Currently, Alluxio only supports reading configurations for each UFS from the configuration file and/or environment variables. And the configurations will be shared by all mount points. For example:
# Configure the S3 credentials for all mount points
s3a.accessKeyId=<S3 ACCESS KEY>
s3a.secretKey=<S3 SECRET KEY>
# Configure HDFS configurations for all mount points
alluxio.underfs.hdfs.configuration=/path/to/hdfs/conf/core-site.xml:/path/to/hdfs/conf/hdfs-site.xml
In other words, Alluxio does not support using different configurations for different mount points. This is a known limitation and will change in future versions.
Manage the Mount Table
List the mount table
You can list the current mount table using Alluxio command line:
$ bin/alluxio mount list
Update the mount table in ETCD mode
In ETCD mode, the admin can utilize Alluxio command line to add/remove mount points.

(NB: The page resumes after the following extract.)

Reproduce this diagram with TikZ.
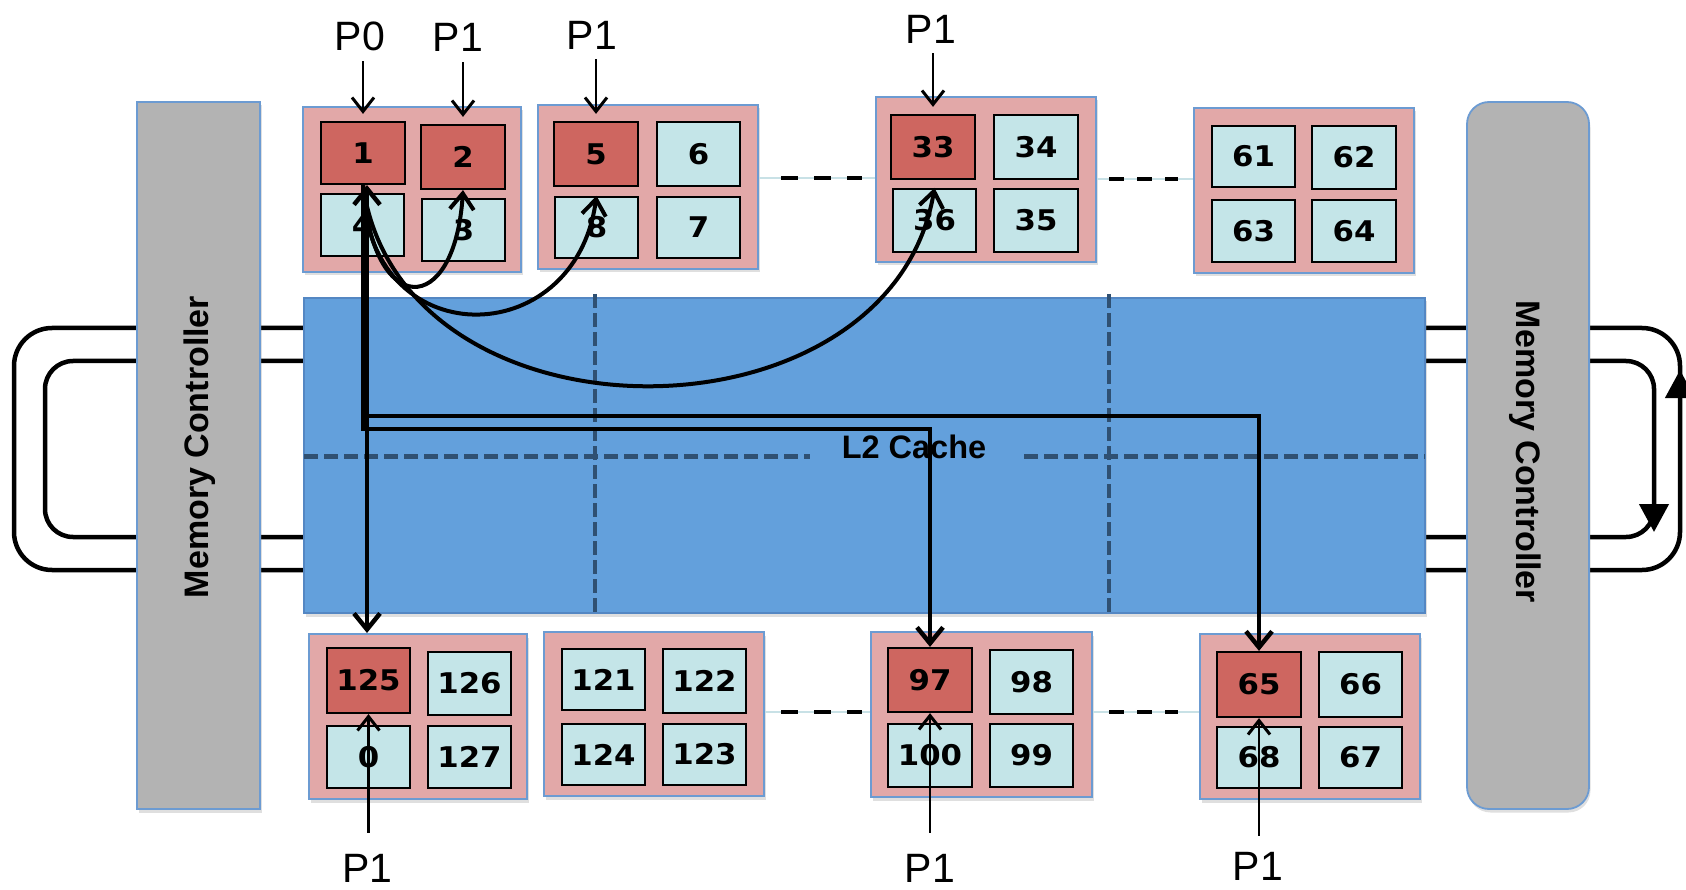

# Add a mount point to an S3 bucket
$ bin/alluxio mount add --path /s3 --ufs-uri s3://data/
# Add a mount point to an HDFS path
$ bin/alluxio mount add --path /s3 --ufs-uri hdfs://host:port/data/
# Add a mount point to a local path for testing
$ bin/alluxio mount add --path /local --ufs-uri file:///Users/bob/data
# Remove a mount point by its Alluxio path
$ bin/alluxio mount remove --path /s3/
Update the mount table in STATIC_FILE mode
To add new entries to or remove entries from the mount table, you can make appropriate changes to
the configuration file specified by alluxio.mount.table.static.conf.file
.
This updated configuration file should be made accessible to all Alluxio processes.
And it takes a restart for those Alluxio processes to reload the file and observe the new configuration.
Update the mount table in NONE mode
Update the configuration property alluxio.dora.client.ufs.root
, make sure the new configuration
is accessible to all Alluxio processes, and restart those processes for it to take effect.